Your task is to transcribe all of the records exactly and leave out the pictures.
■ ■ ■ ■ ■ ■ ■
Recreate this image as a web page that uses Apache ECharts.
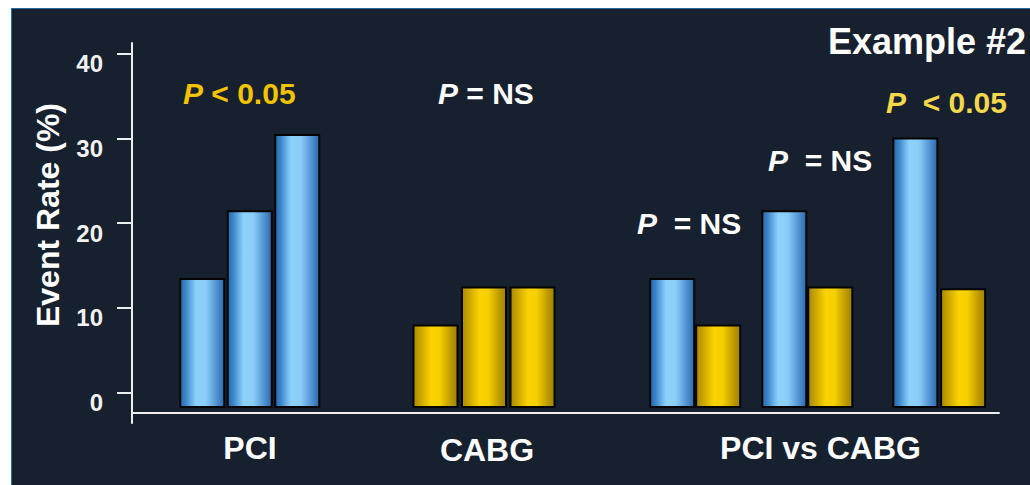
<!DOCTYPE html>
<html>
<head>
<meta charset="utf-8">
<title>Event Rate – Example #2</title>
<script src="https://cdn.jsdelivr.net/npm/echarts@6/dist/echarts.min.js"></script>
<style>
  html, body { margin: 0; padding: 0; background: #ffffff; }
  #slide {
    position: absolute; left: 11px; top: 8px; right: 0; bottom: 0;
    background: #17202e;
    border-left: 1px solid #2a6aa3;
    border-top: 1px solid #2a6aa3;
  }
  #chart { position: absolute; left: 0; top: 0; width: 1030px; height: 485px; }
</style>
</head>
<body>
<div id="slide"></div>
<div id="chart"></div>
<script>
// ---- data ------------------------------------------------------------
const groupLabels = ['PCI', 'CABG', 'PCI vs CABG'];
const subgroups   = ['A', 'B', 'C'];
const arms        = ['PCI', 'CABG'];

const pciRates    = [13.4, 21.4, 30.4];   // event rate (%) by subgroup, PCI
const cabgRates   = [7.9, 12.4, 12.4];    // event rate (%) by subgroup, CABG
const vsPciRates  = [13.4, 21.4, 30.0];   // head-to-head, PCI arm
const vsCabgRates = [7.9, 12.4, 12.2];    // head-to-head, CABG arm

const yTicks      = [0, 10, 20, 30, 40];
const pciP        = '< 0.05';
const cabgP       = '= NS';
const vsP         = ['= NS', '= NS', '< 0.05'];
const titleText   = 'Example #2';
const yTitle      = 'Event Rate (%)';

// ---- styling ---------------------------------------------------------
const FONT = '"Liberation Sans", Arial, Helvetica, sans-serif';
const AXIS_COLOR = '#eeeeee';
const Y_MIN = -3.6, Y_MAX = 41.27;     // value range of the plot area
const BAR_BASE = -1.7;                 // bars are drawn up from just below zero
const BAR_W = 44;
const GRID_TOP = 43, GRID_BOTTOM = 62;

const blueFill = new echarts.graphic.LinearGradient(0, 0, 1, 0, [
  { offset: 0.00, color: '#2668ab' },
  { offset: 0.12, color: '#3a84c8' },
  { offset: 0.36, color: '#8dd2fc' },
  { offset: 0.58, color: '#8bcdf7' },
  { offset: 0.84, color: '#4f8fd0' },
  { offset: 1.00, color: '#2b69a9' }
]);
const goldFill = new echarts.graphic.LinearGradient(0, 0, 1, 0, [
  { offset: 0.00, color: '#a88900' },
  { offset: 0.14, color: '#c6a200' },
  { offset: 0.40, color: '#fcd300' },
  { offset: 0.60, color: '#f6cf00' },
  { offset: 0.86, color: '#bb9800' },
  { offset: 1.00, color: '#9f8200' }
]);

// one grid per bar cluster, all sharing the same vertical scale
const clusterGrids = [
  { left: 178.5,  width: 142.5, cats: subgroups, values: pciRates,  fills: [blueFill, blueFill, blueFill] },
  { left: 411.25, width: 145.5, cats: subgroups, values: cabgRates, fills: [goldFill, goldFill, goldFill] },
  { left: 649.2,  width: 92,    cats: arms, values: [vsPciRates[0], vsCabgRates[0]], fills: [blueFill, goldFill] },
  { left: 761.3,  width: 92,    cats: arms, values: [vsPciRates[1], vsCabgRates[1]], fills: [blueFill, goldFill] },
  { left: 891.5,  width: 95.5,  cats: arms, values: [vsPciRates[2], vsCabgRates[2]], fills: [blueFill, goldFill] }
];

function barRenderer(fills) {
  return function (params, api) {
    const cat = api.value(0);
    const top = api.coord([cat, api.value(1)]);
    const base = api.coord([cat, BAR_BASE]);
    return {
      type: 'rect',
      shape: { x: top[0] - BAR_W / 2, y: top[1], width: BAR_W, height: base[1] - top[1] },
      style: { fill: fills[cat], stroke: '#050505', lineWidth: 2 }
    };
  };
}

const grids = [{ left: 132, right: 31, top: GRID_TOP, bottom: GRID_BOTTOM }];
const xAxes = [{
  gridIndex: 0, type: 'value', min: 0, max: 1, offset: -10,
  axisLine: { show: true, onZero: false, lineStyle: { color: AXIS_COLOR, width: 2 } },
  axisTick: { show: false }, axisLabel: { show: false }, splitLine: { show: false }
}];
const yAxes = [{
  gridIndex: 0, type: 'value', min: Y_MIN, max: Y_MAX,
  axisLine: { show: true, lineStyle: { color: AXIS_COLOR, width: 2 } },
  axisTick: { show: true, customValues: yTicks, length: 15, lineStyle: { color: AXIS_COLOR, width: 2 } },
  axisLabel: {
    customValues: yTicks, color: '#f2f2f2', fontFamily: FONT, fontSize: 24, fontWeight: 'bold',
    margin: 29, verticalAlign: 'top', lineHeight: 20
  },
  splitLine: { show: false }
}];
const series = [];

clusterGrids.forEach((g, i) => {
  const gi = i + 1;
  grids.push({ left: g.left, width: g.width, top: GRID_TOP, bottom: GRID_BOTTOM });
  xAxes.push({ gridIndex: gi, type: 'category', data: g.cats, show: false });
  yAxes.push({ gridIndex: gi, type: 'value', min: Y_MIN, max: Y_MAX, show: false });
  series.push({
    type: 'custom',
    xAxisIndex: gi, yAxisIndex: gi,
    data: g.values.map((v, k) => [k, v]),
    renderItem: barRenderer(g.fills),
    silent: true
  });
});

// "P <relation>" annotation with an italic P
function pLabel(x, y, relation, color, wide) {
  const tok = { fontFamily: FONT, fontSize: 30, fontWeight: 'bold', fill: color };
  return {
    type: 'text', x: x, y: y, silent: true,
    style: {
      text: '{p|P}{r|' + (wide ? ' \u00a0' : ' ') + relation + '}',
      align: 'left', verticalAlign: 'middle',
      rich: { p: Object.assign({ fontStyle: 'italic' }, tok), r: tok }
    }
  };
}

function plainText(x, y, text, size, align, extra) {
  return Object.assign({
    type: 'text', x: x, y: y, silent: true,
    style: {
      text: text, fill: '#ffffff', fontFamily: FONT, fontSize: size, fontWeight: 'bold',
      align: align, verticalAlign: 'middle'
    }
  }, extra || {});
}

const graphics = [
  plainText(1026, 41, titleText, 36, 'right'),
  plainText(48, 215, yTitle, 32, 'center', { rotation: Math.PI / 2 }),
  plainText(250, 447.5, groupLabels[0], 32, 'center'),
  plainText(487, 450, groupLabels[1], 32, 'center'),
  plainText(820.5, 447.5, groupLabels[2], 32, 'center'),
  pLabel(183, 93, pciP, '#f3c300', false),
  pLabel(438, 93, cabgP, '#ffffff', false),
  pLabel(637, 223, vsP[0], '#ffffff', true),
  pLabel(768, 160, vsP[1], '#ffffff', true),
  pLabel(886, 102, vsP[2], '#f4d84c', true)
];

const chart = echarts.init(document.getElementById('chart'), null, { renderer: 'svg' });
chart.setOption({
  backgroundColor: 'transparent',
  animation: false,
  grid: grids,
  xAxis: xAxes,
  yAxis: yAxes,
  series: series,
  graphic: graphics
});
</script>
</body>
</html>
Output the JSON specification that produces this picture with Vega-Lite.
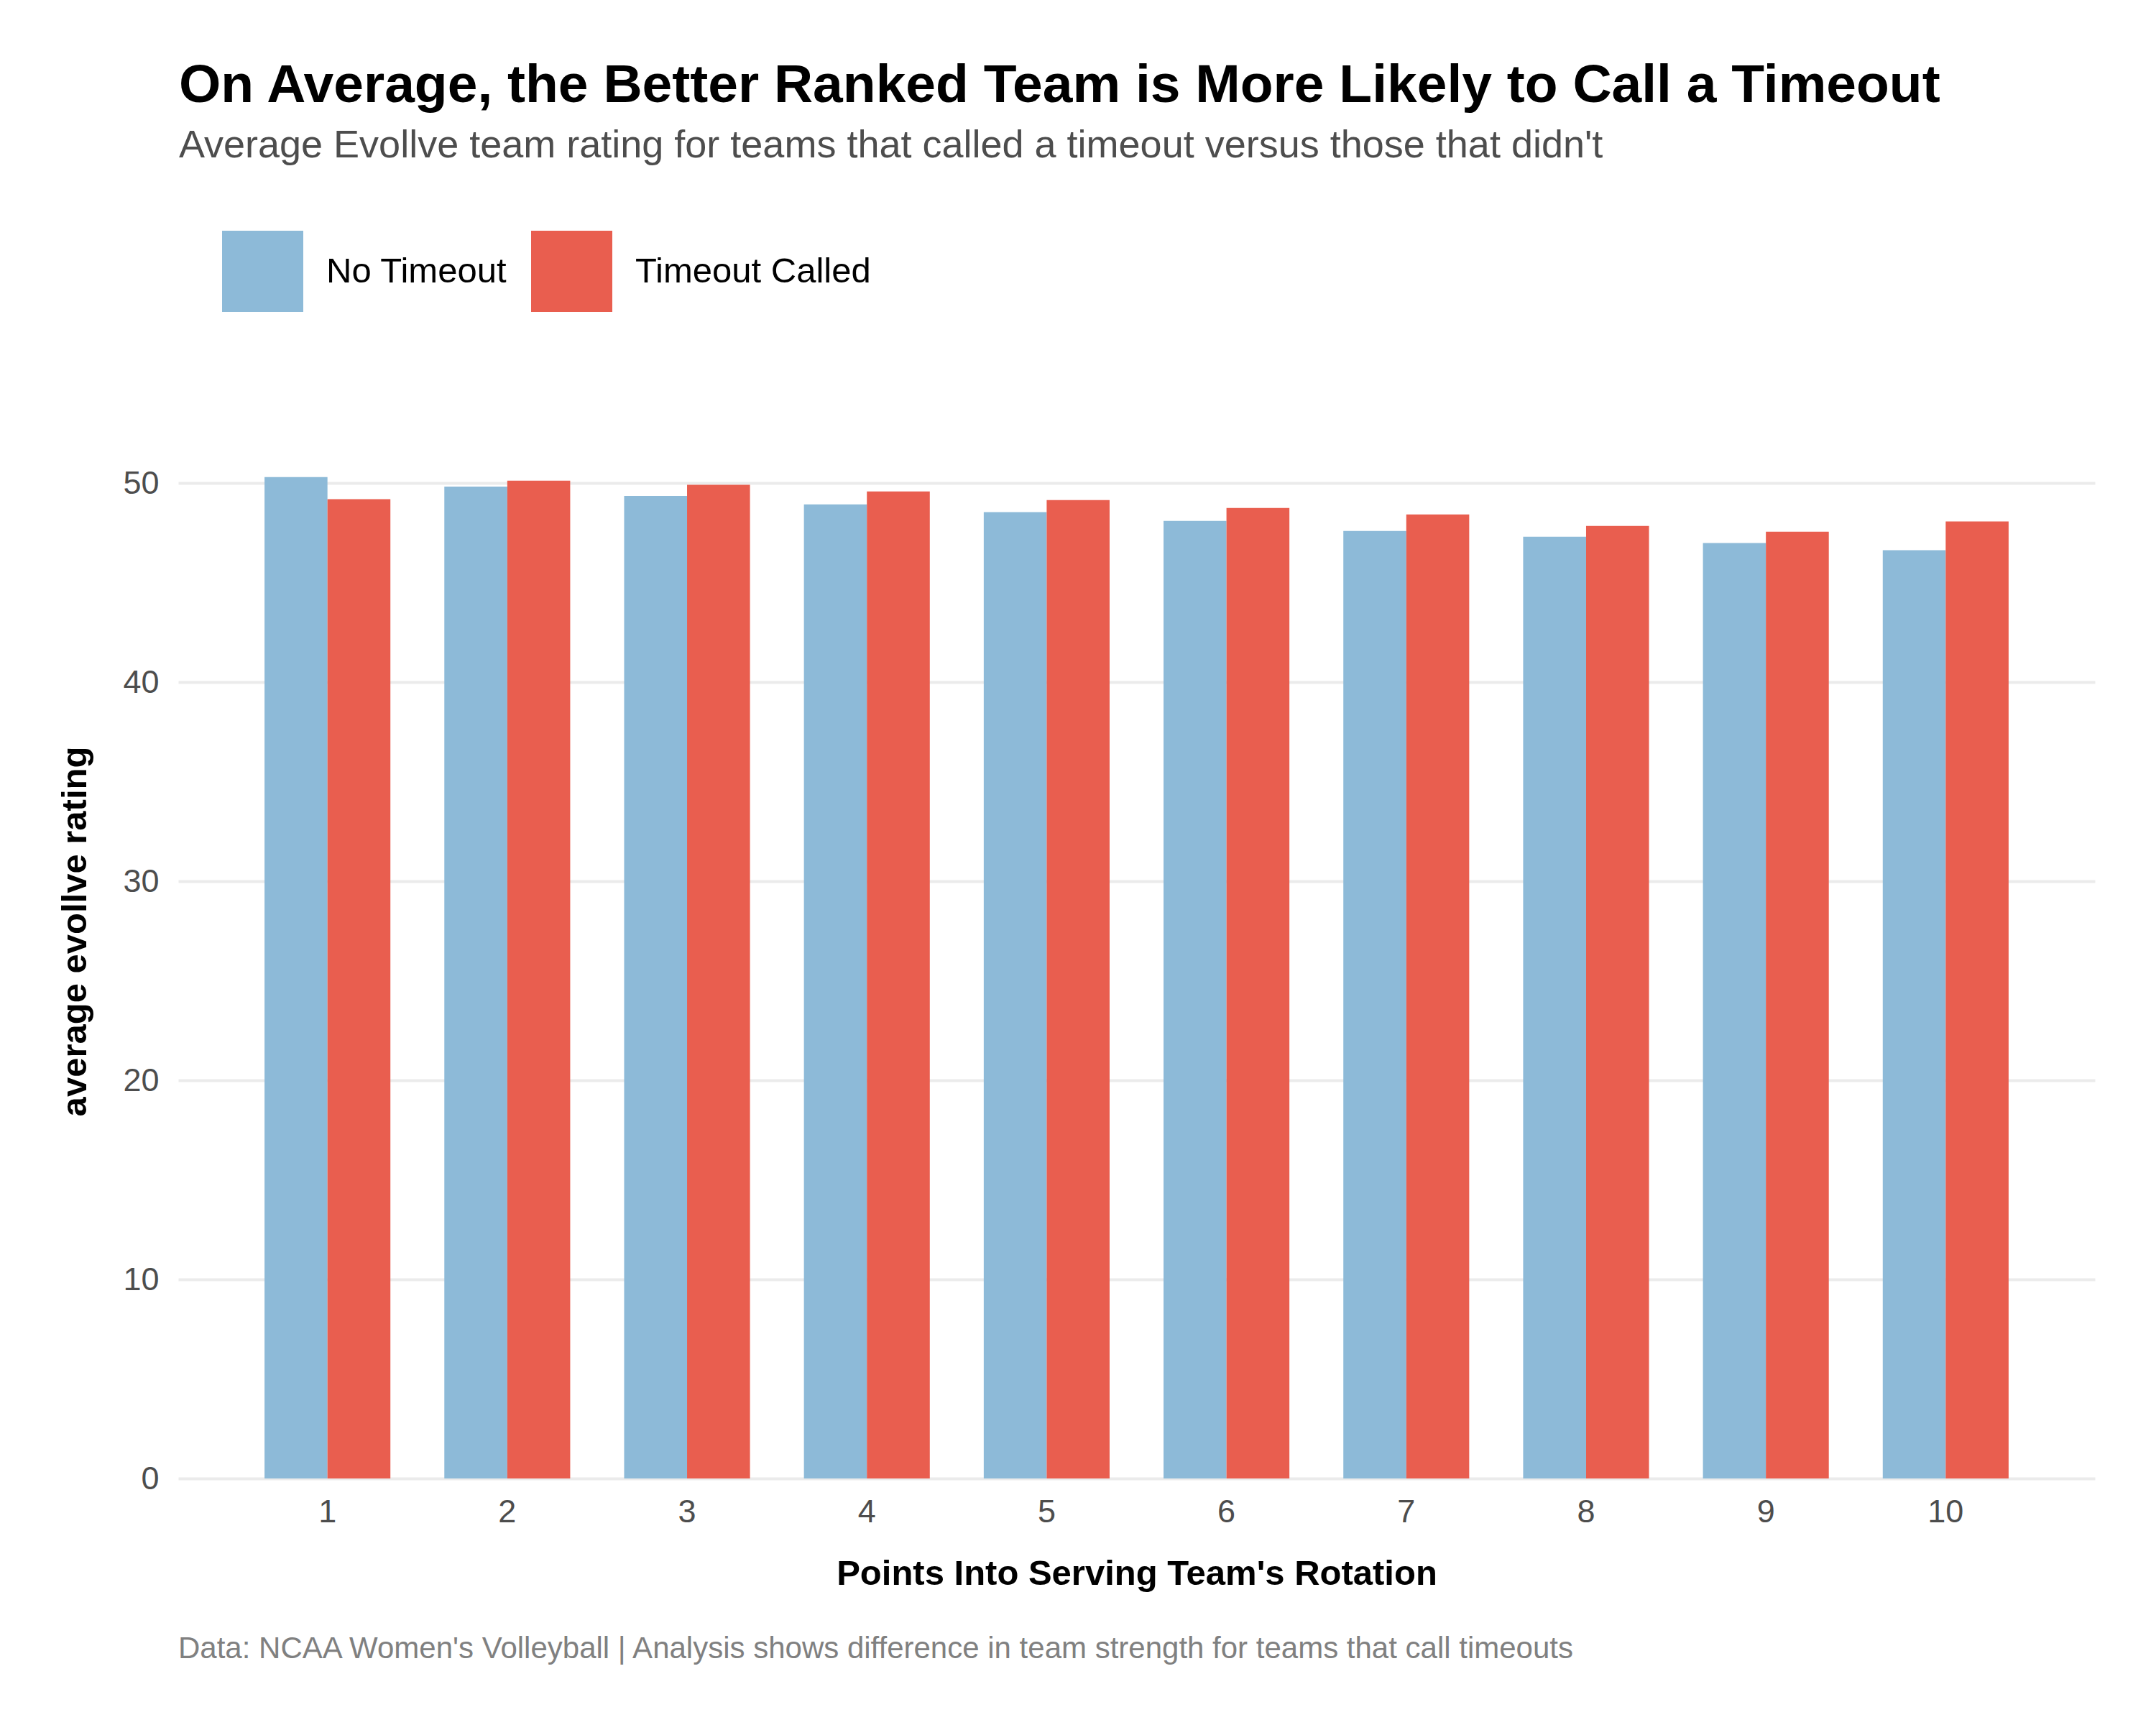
■ ■ ■ ■ ■ ■ ■
◆ WRITTEN ANSWER
Recreate this image as a web page that uses Apache ECharts.
<!DOCTYPE html>
<html>
<head>
<meta charset="utf-8">
<title>Event Rate – Example #2</title>
<script src="https://cdn.jsdelivr.net/npm/echarts@6/dist/echarts.min.js"></script>
<style>
  html, body { margin: 0; padding: 0; background: #ffffff; }
  #slide {
    position: absolute; left: 11px; top: 8px; right: 0; bottom: 0;
    background: #17202e;
    border-left: 1px solid #2a6aa3;
    border-top: 1px solid #2a6aa3;
  }
  #chart { position: absolute; left: 0; top: 0; width: 1030px; height: 485px; }
</style>
</head>
<body>
<div id="slide"></div>
<div id="chart"></div>
<script>
// ---- data ------------------------------------------------------------
const groupLabels = ['PCI', 'CABG', 'PCI vs CABG'];
const subgroups   = ['A', 'B', 'C'];
const arms        = ['PCI', 'CABG'];

const pciRates    = [13.4, 21.4, 30.4];   // event rate (%) by subgroup, PCI
const cabgRates   = [7.9, 12.4, 12.4];    // event rate (%) by subgroup, CABG
const vsPciRates  = [13.4, 21.4, 30.0];   // head-to-head, PCI arm
const vsCabgRates = [7.9, 12.4, 12.2];    // head-to-head, CABG arm

const yTicks      = [0, 10, 20, 30, 40];
const pciP        = '< 0.05';
const cabgP       = '= NS';
const vsP         = ['= NS', '= NS', '< 0.05'];
const titleText   = 'Example #2';
const yTitle      = 'Event Rate (%)';

// ---- styling ---------------------------------------------------------
const FONT = '"Liberation Sans", Arial, Helvetica, sans-serif';
const AXIS_COLOR = '#eeeeee';
const Y_MIN = -3.6, Y_MAX = 41.27;     // value range of the plot area
const BAR_BASE = -1.7;                 // bars are drawn up from just below zero
const BAR_W = 44;
const GRID_TOP = 43, GRID_BOTTOM = 62;

const blueFill = new echarts.graphic.LinearGradient(0, 0, 1, 0, [
  { offset: 0.00, color: '#2668ab' },
  { offset: 0.12, color: '#3a84c8' },
  { offset: 0.36, color: '#8dd2fc' },
  { offset: 0.58, color: '#8bcdf7' },
  { offset: 0.84, color: '#4f8fd0' },
  { offset: 1.00, color: '#2b69a9' }
]);
const goldFill = new echarts.graphic.LinearGradient(0, 0, 1, 0, [
  { offset: 0.00, color: '#a88900' },
  { offset: 0.14, color: '#c6a200' },
  { offset: 0.40, color: '#fcd300' },
  { offset: 0.60, color: '#f6cf00' },
  { offset: 0.86, color: '#bb9800' },
  { offset: 1.00, color: '#9f8200' }
]);

// one grid per bar cluster, all sharing the same vertical scale
const clusterGrids = [
  { left: 178.5,  width: 142.5, cats: subgroups, values: pciRates,  fills: [blueFill, blueFill, blueFill] },
  { left: 411.25, width: 145.5, cats: subgroups, values: cabgRates, fills: [goldFill, goldFill, goldFill] },
  { left: 649.2,  width: 92,    cats: arms, values: [vsPciRates[0], vsCabgRates[0]], fills: [blueFill, goldFill] },
  { left: 761.3,  width: 92,    cats: arms, values: [vsPciRates[1], vsCabgRates[1]], fills: [blueFill, goldFill] },
  { left: 891.5,  width: 95.5,  cats: arms, values: [vsPciRates[2], vsCabgRates[2]], fills: [blueFill, goldFill] }
];

function barRenderer(fills) {
  return function (params, api) {
    const cat = api.value(0);
    const top = api.coord([cat, api.value(1)]);
    const base = api.coord([cat, BAR_BASE]);
    return {
      type: 'rect',
      shape: { x: top[0] - BAR_W / 2, y: top[1], width: BAR_W, height: base[1] - top[1] },
      style: { fill: fills[cat], stroke: '#050505', lineWidth: 2 }
    };
  };
}

const grids = [{ left: 132, right: 31, top: GRID_TOP, bottom: GRID_BOTTOM }];
const xAxes = [{
  gridIndex: 0, type: 'value', min: 0, max: 1, offset: -10,
  axisLine: { show: true, onZero: false, lineStyle: { color: AXIS_COLOR, width: 2 } },
  axisTick: { show: false }, axisLabel: { show: false }, splitLine: { show: false }
}];
const yAxes = [{
  gridIndex: 0, type: 'value', min: Y_MIN, max: Y_MAX,
  axisLine: { show: true, lineStyle: { color: AXIS_COLOR, width: 2 } },
  axisTick: { show: true, customValues: yTicks, length: 15, lineStyle: { color: AXIS_COLOR, width: 2 } },
  axisLabel: {
    customValues: yTicks, color: '#f2f2f2', fontFamily: FONT, fontSize: 24, fontWeight: 'bold',
    margin: 29, verticalAlign: 'top', lineHeight: 20
  },
  splitLine: { show: false }
}];
const series = [];

clusterGrids.forEach((g, i) => {
  const gi = i + 1;
  grids.push({ left: g.left, width: g.width, top: GRID_TOP, bottom: GRID_BOTTOM });
  xAxes.push({ gridIndex: gi, type: 'category', data: g.cats, show: false });
  yAxes.push({ gridIndex: gi, type: 'value', min: Y_MIN, max: Y_MAX, show: false });
  series.push({
    type: 'custom',
    xAxisIndex: gi, yAxisIndex: gi,
    data: g.values.map((v, k) => [k, v]),
    renderItem: barRenderer(g.fills),
    silent: true
  });
});

// "P <relation>" annotation with an italic P
function pLabel(x, y, relation, color, wide) {
  const tok = { fontFamily: FONT, fontSize: 30, fontWeight: 'bold', fill: color };
  return {
    type: 'text', x: x, y: y, silent: true,
    style: {
      text: '{p|P}{r|' + (wide ? ' \u00a0' : ' ') + relation + '}',
      align: 'left', verticalAlign: 'middle',
      rich: { p: Object.assign({ fontStyle: 'italic' }, tok), r: tok }
    }
  };
}

function plainText(x, y, text, size, align, extra) {
  return Object.assign({
    type: 'text', x: x, y: y, silent: true,
    style: {
      text: text, fill: '#ffffff', fontFamily: FONT, fontSize: size, fontWeight: 'bold',
      align: align, verticalAlign: 'middle'
    }
  }, extra || {});
}

const graphics = [
  plainText(1026, 41, titleText, 36, 'right'),
  plainText(48, 215, yTitle, 32, 'center', { rotation: Math.PI / 2 }),
  plainText(250, 447.5, groupLabels[0], 32, 'center'),
  plainText(487, 450, groupLabels[1], 32, 'center'),
  plainText(820.5, 447.5, groupLabels[2], 32, 'center'),
  pLabel(183, 93, pciP, '#f3c300', false),
  pLabel(438, 93, cabgP, '#ffffff', false),
  pLabel(637, 223, vsP[0], '#ffffff', true),
  pLabel(768, 160, vsP[1], '#ffffff', true),
  pLabel(886, 102, vsP[2], '#f4d84c', true)
];

const chart = echarts.init(document.getElementById('chart'), null, { renderer: 'svg' });
chart.setOption({
  backgroundColor: 'transparent',
  animation: false,
  grid: grids,
  xAxis: xAxes,
  yAxis: yAxes,
  series: series,
  graphic: graphics
});
</script>
</body>
</html>
Output the JSON specification that produces this picture with Vega-Lite.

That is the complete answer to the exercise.